I was 20 at the time, and I often didn't "get" many of the things my mother tried to tell me, but I got that.  A dozen pops, a dozen jars of garlicky dills, and I was hooked.  

Imagine the street value.
Prairie Sherry


Not all of my canning has been successful.  I did not delve into The Great Brussels Sprout Pickle Disaster of 2013.  For those who received them, I am deeply sorry.  If you haven't opened your jar of those ghoulish grey-green orbs, toss them in the garbage-- jar, lid, ring, and all.

Friday, August 1, 2014

Prairie Pa: The Art of Giving Advice

Popular guest blogger, Prairie Pa, is back.  He has learned, through years of experience, that no one really wants to hear his advice. 

What?  Does that mean I shouldn't call him with advice about his crowded hosta garden and how he could better utilize his free time?   Hmmmm.  Maybe I could just give him my opinion. 

Prairie Eydie
 The Art of Giving Advice

I love to give advice. I am compelled to give advice.

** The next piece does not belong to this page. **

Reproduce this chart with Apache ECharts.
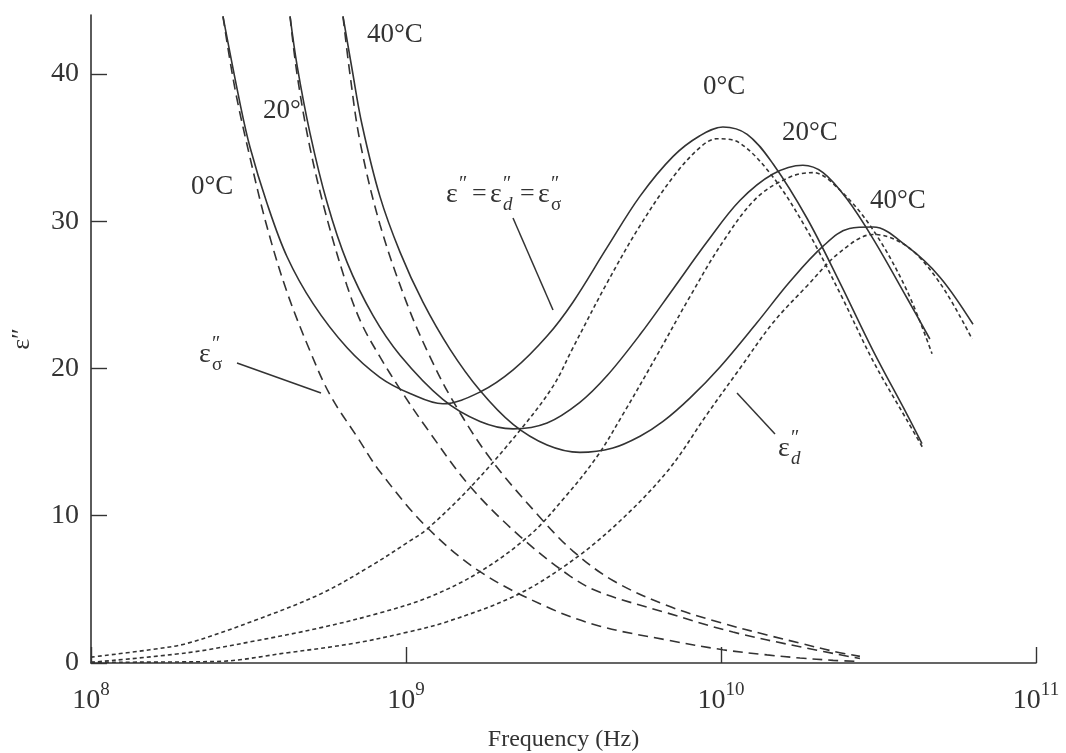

I must correct all your poor choices and solve all your problems. Deep in the dark caverns of my soul, I know just what you need. For this reason, I am going to give you this excellent advice: Do not give advice!

Advice contains the word vice for a reason. Giving advice is a vice. Just as smoking, watching Fox News, and listening to Rachel Maddow are vices.

Parents, like myself, especially like to give our adult children advice. Be honest! Why would they listen to your advice after watching you stumble through life?  Now that they are adults and out of the nest, let them make their own decisions. They are much closer to the facts and are smart, successful adults. They have a constitutional right to screw up their own lives.

I have found the best way to give advice to your children is to find out what they want and then advise them to do it.” Harry S. Truman

Bookstore’s self-help sections are huge. We read these books and completely ignore the advice. No one ever lost money publishing a book on dieting. If we are following dieting advice, why is half the country obese? And how about books on managing our money? If we are following that advice, why is 90% of the country in hock?

My pastor gives me great advice every Sunday. Unfortunately, it is sucked out of my brain by the church doors as I walk out. I go home and ask my wife the pastor's three main points. Neither of us have any idea.

I cannot remember a time when I took anyone’s advice. Heck, I don't even listen to my doctor and I am paying him to give me advice.

A word to the wise ain't necessary - it's the stupid ones that need the advice.” Bill Cosby
Lets face it. We all know the right thing to do. It is implanted in our minds and called a conscience. We do not need someone else yacking in our ears telling us what we should do. We already know that and have decided to ignore it.

No one wants advice - only corroboration.John Steinbeck

Here is some more, unsolicited, sage advice. If once or twice during your lifetime, someone comes to you and actually asks for advice, tell them you do not give advice. But tell them you will give them your opinion. Then check and see if they follow your opinion. If not, don’t waste time offering any more opinions. They are just “funnin” you.